Service Agent

For every remote machine hosting one or more Xmarc Services, there is one or more Service Agent programs running permanently. These are installed on the remote host as Operating System services or daemons, and each listens for communication from the Service Manager or a Service Broker on a fixed port. This port, known as the Service Agent Listening Port, is selected by the administrator and is the port provided to the Services Manager Console when starting services via a ServiceAgent.

A Service Agent is used to initiate services, maintain log information from them, and in extreme services kill processes which may have got into an unknown state. An agent returns log information to the Service Manager on request from the Agent Administration Screen.

When a Service Agent starts, it inherits all environment variables from the system and passes them to newly-launched C/C++ processes. This ensures that such processes have the expected system environment on start-up. These environment variables are not made available to Java services.

Logging

A Service Agent receives log messages from the Xmarc Services which it initiated. These log messages are added to a common log file, known as the Service Log, and can be inspected from the Service Manager Console to determine the state or progress of individual services.

The maximum size of this log file (in lines) is configurable. Once this limit has been reached a new log file is created, and so on until the maximum number of log files has been reached. This maximum number of log files is also configurable. Once this limit has been reached previous log files are overwritten in a circular fashion.

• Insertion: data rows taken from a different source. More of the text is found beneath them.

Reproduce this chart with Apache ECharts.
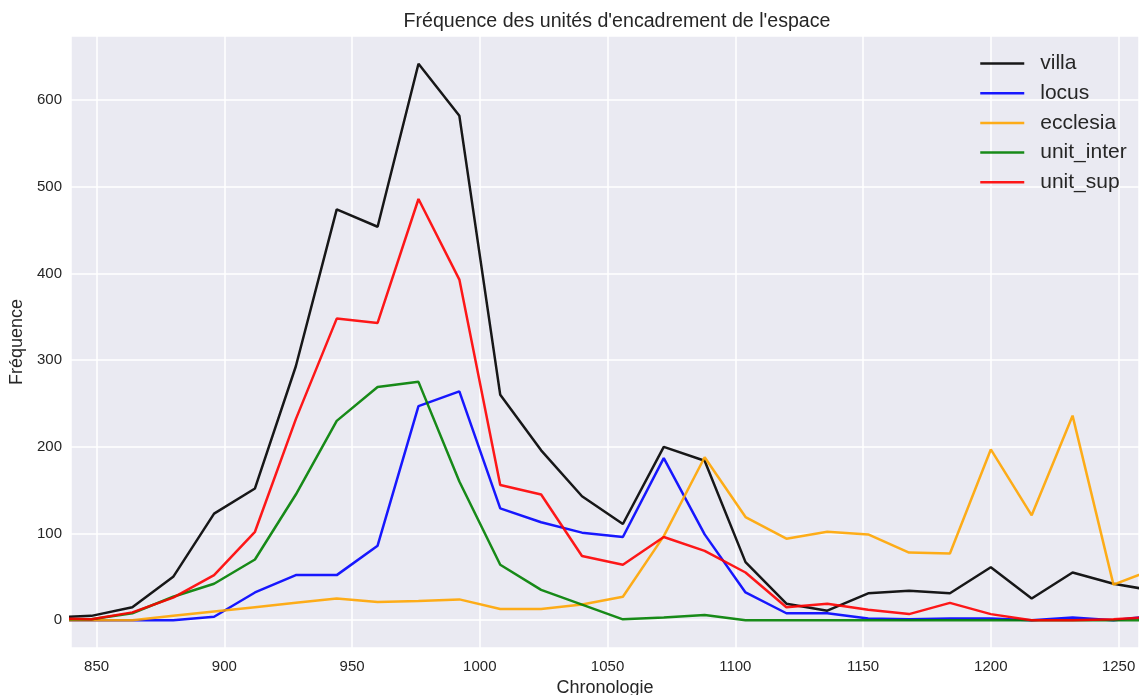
<!DOCTYPE html>
<html>
<head>
<meta charset="utf-8">
<script src="https://cdn.jsdelivr.net/npm/echarts@6/dist/echarts.min.js"></script>
<style>
  html, body { margin: 0; padding: 0; background: #fff; }
  #chart { width: 1139px; height: 695px; }
</style>
</head>
<body>
<div id="chart"></div>
<script>
// années (pas de 16 ans), premier et dernier points hors cadre
const years = [832, 848, 864, 880, 896, 912, 928, 944, 960, 976, 992, 1008, 1024, 1040,
  1056, 1072, 1088, 1104, 1120, 1136, 1152, 1168, 1184, 1200, 1216, 1232, 1248, 1264];

const villa = [3, 5, 15, 50, 123, 152, 293, 474, 454, 642, 582, 260, 196, 143,
  111, 200, 184, 67, 19, 11, 31, 34, 31, 61, 25, 55, 42, 34];
const locus = [0, 0, 0, 0, 4, 32, 52, 52, 86, 247, 264, 129, 113, 101,
  96, 187, 99, 32, 8, 8, 2, 1, 2, 2, 0, 3, 0, 5];
const ecclesia = [0, 0, 0, 5, 10, 15, 20, 25, 21, 22, 24, 13, 13, 18,
  27, 97, 188, 119, 94, 102, 99, 78, 77, 197, 121, 236, 41, 59];
const unitInter = [1, 1, 8, 27, 42, 70, 145, 230, 269, 275, 160, 64, 35, 18,
  1, 3, 6, 0, 0, 0, 0, 0, 0, 0, 0, 0, 0, 0];
const unitSup = [2, 1, 9, 26, 52, 102, 232, 348, 343, 486, 393, 156, 145, 74,
  64, 96, 80, 55, 15, 19, 12, 7, 20, 7, 0, 0, 1, 4];

const seriesNames = ['villa', 'locus', 'ecclesia', 'unit_inter', 'unit_sup'];
const seriesData = [villa, locus, ecclesia, unitInter, unitSup];
const colors = ['rgba(0,0,0,0.9)', 'rgba(0,0,255,0.9)', 'rgba(255,165,0,0.9)',
  'rgba(0,128,0,0.9)', 'rgba(255,0,0,0.9)'];

const textColor = '#262626';
const font = 'Liberation Sans, Arial, sans-serif';

const chart = echarts.init(document.getElementById('chart'));
chart.setOption({
  animation: false,
  color: colors,
  title: {
    text: "Fréquence des unités d'encadrement de l'espace",
    left: 612,
    top: 7,
    textAlign: 'center',
    textStyle: { fontFamily: font, fontSize: 19.6, fontWeight: 'normal', color: textColor }
  },
  grid: {
    left: 71, right: 0, top: 36, bottom: 47,
    containLabel: false, outerBoundsMode: 'none',
    backgroundColor: '#EAEAF2', show: true, borderWidth: 0
  },
  legend: {
    orient: 'vertical',
    left: 974,
    top: 48,
    itemWidth: 44,
    itemHeight: 20,
    itemGap: 8.7,
    itemStyle: { opacity: 0 },
    lineStyle: { width: 2.5 },
    textStyle: { fontFamily: font, fontSize: 21, color: textColor, padding: [0, 0, 0, 11] },
    data: seriesNames
  },
  xAxis: {
    type: 'value',
    min: 840,
    max: 1258,
    splitNumber: 8,
    name: 'Chronologie',
    nameLocation: 'middle',
    nameGap: 30,
    nameTextStyle: { fontFamily: font, fontSize: 18, color: textColor },
    axisLine: { show: false },
    axisTick: { show: false },
    axisLabel: {
      fontFamily: font, fontSize: 15, color: textColor, margin: 11,
      showMinLabel: false, showMaxLabel: false,
      formatter: v => String(v)
    },
    splitLine: { show: true, lineStyle: { color: '#fff', width: 1.5 } }
  },
  yAxis: {
    type: 'value',
    min: -32.1,
    max: 674.1,
    splitNumber: 7,
    name: 'Fréquence',
    nameLocation: 'middle',
    nameGap: 41,
    nameRotate: 90,
    nameTextStyle: { fontFamily: font, fontSize: 18, color: textColor },
    axisLine: { show: false },
    axisTick: { show: false },
    axisLabel: {
      fontFamily: font, fontSize: 15, color: textColor, margin: 9,
      showMinLabel: false, showMaxLabel: false,
      formatter: v => String(v)
    },
    splitLine: { show: true, lineStyle: { color: '#fff', width: 1.5 } }
  },
  series: seriesNames.map((name, i) => ({
    name: name,
    type: 'line',
    symbol: 'none',
    clip: true,
    lineStyle: { width: 2.5, color: colors[i] },
    itemStyle: { color: colors[i] },
    data: years.map((y, k) => [y, seriesData[i][k]])
  }))
});
window.addEventListener('resize', chart.resize);
</script>
</body>
</html>
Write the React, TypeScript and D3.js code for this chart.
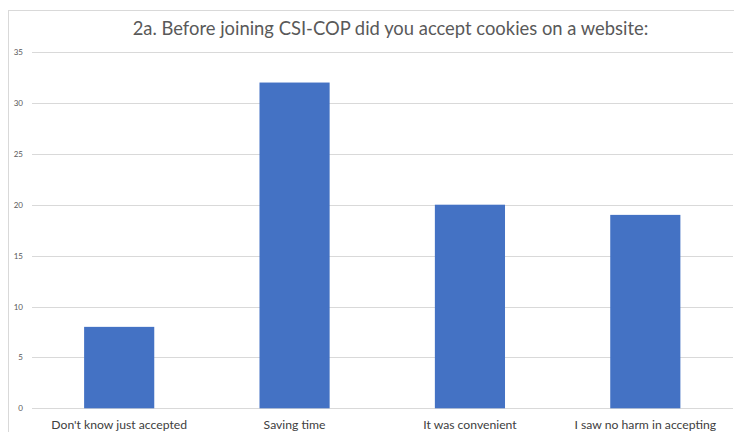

The administrator, via the Service Manager Console, may request to see the last <n> lines of the log file, or may request all of the log file, in which case the line maximum is used. The log files may be inspected on the remote machine if necessary, they are simple text files with configurable name (see below).

The logging level may be set for a Logical Service via the Service Manager Console. There are currently 5 logging levels.

0       System errors and service start/stop messages;
1       0 + Client connect and disconnect messages;
2       1 + Application errors;
3       2 + Full command monitoring;
4       3 + Full debug messages;

Xmarc Services begin with a logging level of 1.